One night, at 1:30 a.m., I woke up out of a dead sleep to the smell of toast. Plain as day, as I lay there in bed, I smelled toast. My wife was fast asleep next to me, and I tried to rationalize that I must’ve been dreaming about toast and if I just relaxed, I wouldn’t smell it. Or, maybe, I feared, “toast” wasn’t really “toast”, but something was on fire downstairs. A stray Christmas light, perhaps, or maybe we’d accidentally left a scented candle burning. So, as the “man of the house”, I went to investigate. I walked around in the dark, flipping on lights, flipping off lights, trying to trace the smell of toast, and found nothing. And then I went into the kitchen and there it was …the smell of toast and coffee. I can’t explain the toast, but I can explain the coffee …I grind coffee fresh every night before bed so that in the morning (when I wake at 6ish), the whirring blades of my burr grinder don’t wake up my entire household.

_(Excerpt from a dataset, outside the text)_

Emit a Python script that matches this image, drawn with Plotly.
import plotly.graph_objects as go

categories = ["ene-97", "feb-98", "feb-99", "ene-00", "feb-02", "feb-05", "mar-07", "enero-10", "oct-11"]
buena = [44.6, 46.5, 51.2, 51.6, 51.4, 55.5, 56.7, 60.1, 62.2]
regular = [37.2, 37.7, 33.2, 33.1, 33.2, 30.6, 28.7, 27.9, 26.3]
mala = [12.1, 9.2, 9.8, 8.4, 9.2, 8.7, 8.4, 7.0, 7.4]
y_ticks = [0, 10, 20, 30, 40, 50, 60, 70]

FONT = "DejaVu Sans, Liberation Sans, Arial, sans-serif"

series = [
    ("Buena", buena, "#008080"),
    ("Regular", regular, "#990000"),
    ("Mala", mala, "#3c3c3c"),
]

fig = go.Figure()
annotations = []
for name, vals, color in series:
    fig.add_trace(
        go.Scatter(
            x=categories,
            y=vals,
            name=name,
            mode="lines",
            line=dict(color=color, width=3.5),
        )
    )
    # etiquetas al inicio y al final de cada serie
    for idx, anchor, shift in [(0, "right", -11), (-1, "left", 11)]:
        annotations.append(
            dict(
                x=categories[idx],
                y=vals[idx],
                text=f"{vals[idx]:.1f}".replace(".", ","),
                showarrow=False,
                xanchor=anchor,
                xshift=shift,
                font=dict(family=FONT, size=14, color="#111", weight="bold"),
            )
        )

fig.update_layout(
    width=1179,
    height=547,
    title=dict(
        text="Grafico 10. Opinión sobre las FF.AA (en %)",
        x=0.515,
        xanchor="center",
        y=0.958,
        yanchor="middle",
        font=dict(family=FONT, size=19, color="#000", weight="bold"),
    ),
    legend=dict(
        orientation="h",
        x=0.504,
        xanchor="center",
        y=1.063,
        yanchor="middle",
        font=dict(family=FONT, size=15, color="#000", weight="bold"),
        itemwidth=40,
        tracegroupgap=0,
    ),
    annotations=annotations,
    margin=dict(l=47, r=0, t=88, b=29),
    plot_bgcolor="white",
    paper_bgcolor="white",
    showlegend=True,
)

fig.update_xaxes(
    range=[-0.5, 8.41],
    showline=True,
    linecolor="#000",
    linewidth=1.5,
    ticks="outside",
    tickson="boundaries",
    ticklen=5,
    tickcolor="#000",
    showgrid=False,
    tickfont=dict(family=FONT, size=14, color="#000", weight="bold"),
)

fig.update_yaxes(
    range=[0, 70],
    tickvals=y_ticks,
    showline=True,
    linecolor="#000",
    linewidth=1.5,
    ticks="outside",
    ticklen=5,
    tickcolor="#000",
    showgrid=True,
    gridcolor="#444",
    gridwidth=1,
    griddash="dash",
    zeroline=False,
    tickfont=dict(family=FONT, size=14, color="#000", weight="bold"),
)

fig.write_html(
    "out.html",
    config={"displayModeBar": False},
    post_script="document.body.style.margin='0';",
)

But the toast, I can’t explain.
The coffee beans, coincidentally, were “100% Pure Maui” beans, which my Dad had just given me as a gift a day or two earlier. These are his favorite beans and he orders them by the box-load every couple of months, and he generously always orders a few (dozens of) extra bags for me. I love that. I love that because it reminds me of when I was in college and would go home on the weekends, or when I was first married and didn’t have kids and my wife and I would go back home, and on Saturday and Sunday mornings we’d wake up and have coffee and talk for hours around the kitchen table.
And my mom …would have toast. My mom loved a piece of toast and butter and a cuppa coffee. Way back then, if I’d sleep in, when I would wake up, the first thing I would smell would be toast …and coffee.

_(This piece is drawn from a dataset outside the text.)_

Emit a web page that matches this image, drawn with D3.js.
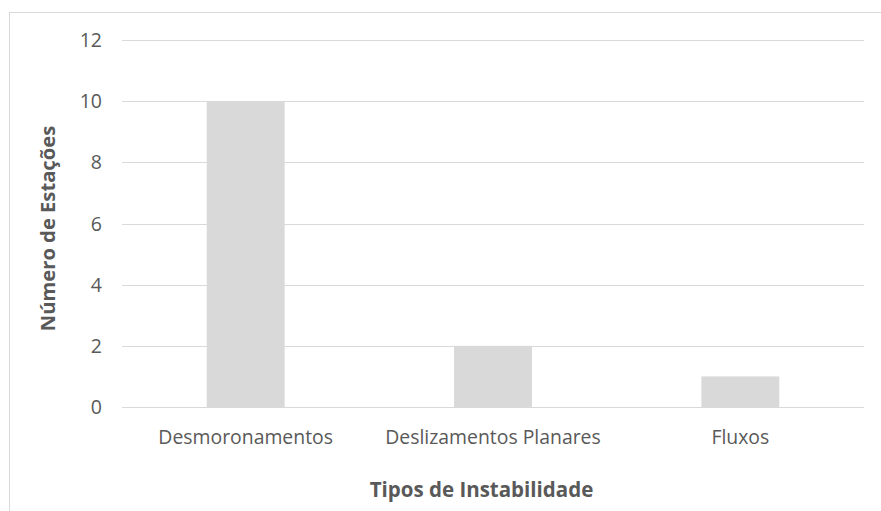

When I wandered, last week, at 1:30 a.m. into the kitchen and smelled the fresh ground beans and unexplainable scent of toast, I was immediately transported back to my childhood home and weekends spent visiting. It was as if, in the darkness, I could’ve turned on the kitchen overhead light and I would’ve seen my mom sitting there, reading a book, eating a fresh, bakery slice of toast with butter, and drinking coffee.
You can say, sure, it’s mere coincidence. Maybe a spider or moth flew into the heating coils on my furnace and sizzled up (and that smelled like burnt toast) and it’s all a coincidence. And normally, I’d say the same …I’d say, “well, there’s certainly a rationale explanation for that.”
But this time, I don’t want to “rationalize it.” I want to think my mom stopped by to say Merry Christmas (she LOVED Christmas) and to let me know she’s OK. And this time, I want to think she was sent to say “hi” so that all these crazy (are they “crazy?”) ideas floating around my head aren’t so crazy. Maybe, because I was so troubled about the children from Newtown, she just wanted me to know and to let everyone know, hey, we Grandmas are up here and we’ve got this.
Yes, a message would be alot more clear if she had actually appeared as a ghost or angel and handed me a note, or if she’d appeared to me in a dream, but maybe God doesn’t work that way and we’re supposed to take his subtle messages and gentle nudges and connect the dots ourselves.
Will I pay attention? Will we all pay attention?